Boy howdy --- You tell 'em, Randy!

4 comments:

Evan Lewis said...

Great review! Despite decent performances, this is the silliest Earp film I've seen yet. One of these days I hope to catch the 1934 version. I'm also still waiting to see "Law and Order" (1932), which I think was the first film treatment of the Earp saga. It was based on W.R. Burnett's Saint Johnson (1930)- published before Lake's book - which set the stage for stretching the truth in odd directions. I looked at that book here: http://davycrockettsalmanack.blogspot.com/2014/01/forgotten-books-saint-johnson-by-wr.html

Unknown said...

Good to see the debate continuing, Wayne. Frontier Marshal is another western I have on videotape and have never considered to require wiping -- not because it's exceptional, but because it does encapsulate an appeal that has lost currency with modern audiences. Good entertainment, perhaps, when nostalgia beckons.

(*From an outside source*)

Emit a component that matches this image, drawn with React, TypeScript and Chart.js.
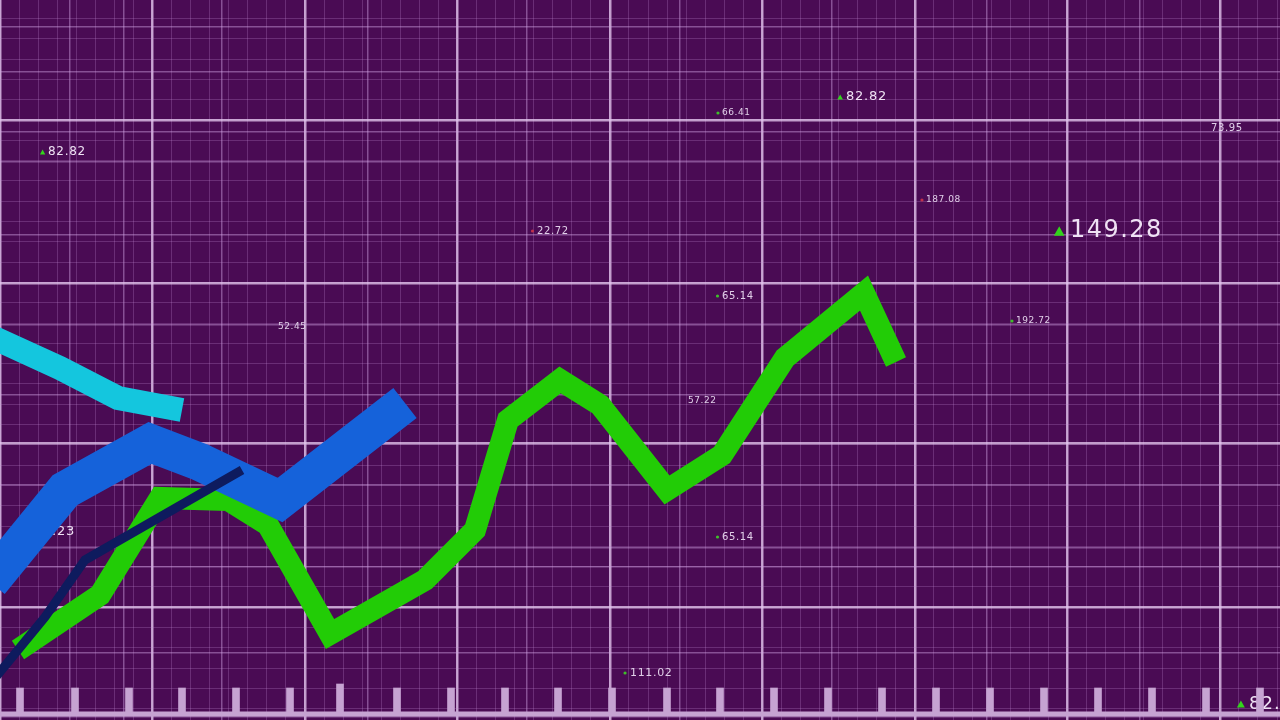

Some seven years ago, I expressed some views on what made a "great" western, quoting from a Houston newspaper movie critic, Bruce Westbrook. I repeated the essay last month, in modified form, at the back of the new ebook version of Peace at Any Price. One reviewer has already kindly commented that he enjoyed “The Heart of a Western” as much as the novel. Since he gave the novel itself a five-star rating at Amazon, and called me "a hell of a writer" (!), I take it the essay struck the right note, too.

Cap'n Bob said...

Good stuff, Wayne. Years ago I saw an interview with John Carradine in which he discussed the casting in Frontier Marshall. He wanted to play the Doc Halliday part but didn't get it. I'm paraphrasing, but he said something along the lines of, "They gave it to Cesar Romero, a strapping, healthy specimen of manhood, while I am the living embodiment of incipient tuberculosis."